— ITEMS —
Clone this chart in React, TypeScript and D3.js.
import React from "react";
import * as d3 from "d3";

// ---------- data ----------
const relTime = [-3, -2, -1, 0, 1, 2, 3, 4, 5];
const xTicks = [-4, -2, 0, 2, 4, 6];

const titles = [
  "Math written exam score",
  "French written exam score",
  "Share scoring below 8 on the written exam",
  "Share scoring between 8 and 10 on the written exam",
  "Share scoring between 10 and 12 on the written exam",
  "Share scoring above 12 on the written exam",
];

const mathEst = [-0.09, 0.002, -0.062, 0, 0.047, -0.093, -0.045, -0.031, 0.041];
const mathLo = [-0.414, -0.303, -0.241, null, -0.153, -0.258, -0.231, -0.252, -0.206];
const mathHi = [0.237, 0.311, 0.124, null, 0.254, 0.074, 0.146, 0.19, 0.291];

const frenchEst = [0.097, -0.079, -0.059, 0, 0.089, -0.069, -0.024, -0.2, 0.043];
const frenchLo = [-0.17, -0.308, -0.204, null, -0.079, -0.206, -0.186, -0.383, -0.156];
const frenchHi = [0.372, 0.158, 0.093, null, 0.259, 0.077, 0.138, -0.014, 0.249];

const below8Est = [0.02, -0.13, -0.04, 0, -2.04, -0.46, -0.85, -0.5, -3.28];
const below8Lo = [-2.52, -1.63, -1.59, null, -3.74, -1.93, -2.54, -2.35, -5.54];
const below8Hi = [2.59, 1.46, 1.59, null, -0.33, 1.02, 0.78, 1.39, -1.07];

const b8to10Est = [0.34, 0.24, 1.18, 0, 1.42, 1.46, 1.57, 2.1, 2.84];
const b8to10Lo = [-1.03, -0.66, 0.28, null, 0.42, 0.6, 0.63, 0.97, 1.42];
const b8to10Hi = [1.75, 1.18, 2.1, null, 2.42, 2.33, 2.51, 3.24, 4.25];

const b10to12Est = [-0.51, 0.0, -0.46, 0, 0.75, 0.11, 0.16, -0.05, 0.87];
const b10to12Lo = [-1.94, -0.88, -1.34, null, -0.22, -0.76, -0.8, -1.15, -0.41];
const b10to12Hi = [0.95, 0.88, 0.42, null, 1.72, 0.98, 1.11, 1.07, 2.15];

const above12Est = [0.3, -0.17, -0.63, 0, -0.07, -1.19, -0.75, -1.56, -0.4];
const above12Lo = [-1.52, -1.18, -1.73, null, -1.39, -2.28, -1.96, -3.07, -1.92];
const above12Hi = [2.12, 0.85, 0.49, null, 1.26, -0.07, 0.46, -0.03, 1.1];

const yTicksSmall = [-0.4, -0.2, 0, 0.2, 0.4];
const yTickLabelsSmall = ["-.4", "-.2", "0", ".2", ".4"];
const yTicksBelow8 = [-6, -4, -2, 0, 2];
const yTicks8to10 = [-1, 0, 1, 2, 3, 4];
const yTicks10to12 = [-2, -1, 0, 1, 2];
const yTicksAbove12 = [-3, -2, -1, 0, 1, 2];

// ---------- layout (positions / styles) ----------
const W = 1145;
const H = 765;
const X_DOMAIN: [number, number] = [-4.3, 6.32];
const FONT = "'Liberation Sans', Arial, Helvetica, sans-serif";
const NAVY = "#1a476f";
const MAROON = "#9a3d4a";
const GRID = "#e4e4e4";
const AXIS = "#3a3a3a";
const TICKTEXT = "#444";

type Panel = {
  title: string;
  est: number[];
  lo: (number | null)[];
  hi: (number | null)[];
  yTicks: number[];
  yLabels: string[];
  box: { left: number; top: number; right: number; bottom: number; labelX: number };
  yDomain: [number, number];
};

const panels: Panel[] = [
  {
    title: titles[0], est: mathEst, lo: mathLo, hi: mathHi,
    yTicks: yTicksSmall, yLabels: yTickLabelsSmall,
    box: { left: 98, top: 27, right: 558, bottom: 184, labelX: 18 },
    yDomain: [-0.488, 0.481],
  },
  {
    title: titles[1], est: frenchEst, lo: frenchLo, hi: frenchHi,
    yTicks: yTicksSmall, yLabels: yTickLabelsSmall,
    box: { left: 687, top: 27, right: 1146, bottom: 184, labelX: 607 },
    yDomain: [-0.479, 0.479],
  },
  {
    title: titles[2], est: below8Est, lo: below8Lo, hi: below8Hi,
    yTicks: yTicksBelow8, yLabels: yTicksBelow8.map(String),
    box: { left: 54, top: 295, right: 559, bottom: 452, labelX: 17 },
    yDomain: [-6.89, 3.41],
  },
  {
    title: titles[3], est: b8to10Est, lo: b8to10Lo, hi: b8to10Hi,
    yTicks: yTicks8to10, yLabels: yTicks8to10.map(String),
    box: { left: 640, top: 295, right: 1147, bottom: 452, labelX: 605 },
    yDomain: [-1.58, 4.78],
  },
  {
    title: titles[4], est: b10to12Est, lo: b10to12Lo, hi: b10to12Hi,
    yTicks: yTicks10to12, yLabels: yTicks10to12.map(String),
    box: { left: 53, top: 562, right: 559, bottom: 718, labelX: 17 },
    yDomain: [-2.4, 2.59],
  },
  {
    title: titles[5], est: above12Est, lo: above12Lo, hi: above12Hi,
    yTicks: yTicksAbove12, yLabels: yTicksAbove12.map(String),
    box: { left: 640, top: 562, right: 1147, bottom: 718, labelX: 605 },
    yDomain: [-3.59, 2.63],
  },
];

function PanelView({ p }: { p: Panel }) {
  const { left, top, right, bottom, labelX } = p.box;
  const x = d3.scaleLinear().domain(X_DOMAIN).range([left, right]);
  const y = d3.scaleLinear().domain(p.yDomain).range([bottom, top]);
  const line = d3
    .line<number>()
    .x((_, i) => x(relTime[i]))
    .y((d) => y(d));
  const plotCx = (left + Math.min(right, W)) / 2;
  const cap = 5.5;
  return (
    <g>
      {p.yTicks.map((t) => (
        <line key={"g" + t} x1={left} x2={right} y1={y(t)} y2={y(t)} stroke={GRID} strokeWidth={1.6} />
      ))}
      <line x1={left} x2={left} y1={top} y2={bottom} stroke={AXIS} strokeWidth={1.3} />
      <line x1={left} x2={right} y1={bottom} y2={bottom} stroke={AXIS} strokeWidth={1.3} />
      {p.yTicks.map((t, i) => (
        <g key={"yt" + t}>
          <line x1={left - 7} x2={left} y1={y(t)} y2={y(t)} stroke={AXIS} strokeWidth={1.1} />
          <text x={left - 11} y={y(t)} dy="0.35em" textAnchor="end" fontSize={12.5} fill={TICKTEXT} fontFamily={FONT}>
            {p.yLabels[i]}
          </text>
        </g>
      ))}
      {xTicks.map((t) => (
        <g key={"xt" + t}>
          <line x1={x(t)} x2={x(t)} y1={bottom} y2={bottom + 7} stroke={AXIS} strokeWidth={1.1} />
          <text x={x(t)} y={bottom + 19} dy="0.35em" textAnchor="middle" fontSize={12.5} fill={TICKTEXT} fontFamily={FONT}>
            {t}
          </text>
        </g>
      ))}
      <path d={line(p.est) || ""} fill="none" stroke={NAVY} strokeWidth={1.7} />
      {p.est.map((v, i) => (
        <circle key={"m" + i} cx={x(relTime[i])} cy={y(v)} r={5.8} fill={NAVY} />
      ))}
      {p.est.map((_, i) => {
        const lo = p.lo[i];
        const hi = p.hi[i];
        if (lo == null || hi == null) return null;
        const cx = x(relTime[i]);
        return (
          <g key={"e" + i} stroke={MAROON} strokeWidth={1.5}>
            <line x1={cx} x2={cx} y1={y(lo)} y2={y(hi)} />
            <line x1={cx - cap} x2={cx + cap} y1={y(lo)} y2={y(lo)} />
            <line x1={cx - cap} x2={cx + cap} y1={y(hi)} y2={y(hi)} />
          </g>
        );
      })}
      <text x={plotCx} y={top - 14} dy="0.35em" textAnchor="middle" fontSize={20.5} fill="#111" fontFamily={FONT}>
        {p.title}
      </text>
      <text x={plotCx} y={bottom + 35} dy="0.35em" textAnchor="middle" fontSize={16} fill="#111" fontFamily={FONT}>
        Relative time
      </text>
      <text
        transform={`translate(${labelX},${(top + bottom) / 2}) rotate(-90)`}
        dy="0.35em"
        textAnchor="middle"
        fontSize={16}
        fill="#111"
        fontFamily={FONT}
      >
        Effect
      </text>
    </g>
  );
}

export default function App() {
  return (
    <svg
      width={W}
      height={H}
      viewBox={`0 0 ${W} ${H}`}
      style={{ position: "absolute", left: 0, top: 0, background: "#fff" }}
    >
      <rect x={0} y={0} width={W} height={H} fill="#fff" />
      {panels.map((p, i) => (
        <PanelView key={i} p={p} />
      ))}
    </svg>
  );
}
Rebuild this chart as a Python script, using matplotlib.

— YOUR GOAL —
Collect each line of the entries that has the word "this", copying it in full.

— RESULT —
Clone this chart in React, TypeScript and D3.js.
Rebuild this chart as a Python script, using matplotlib.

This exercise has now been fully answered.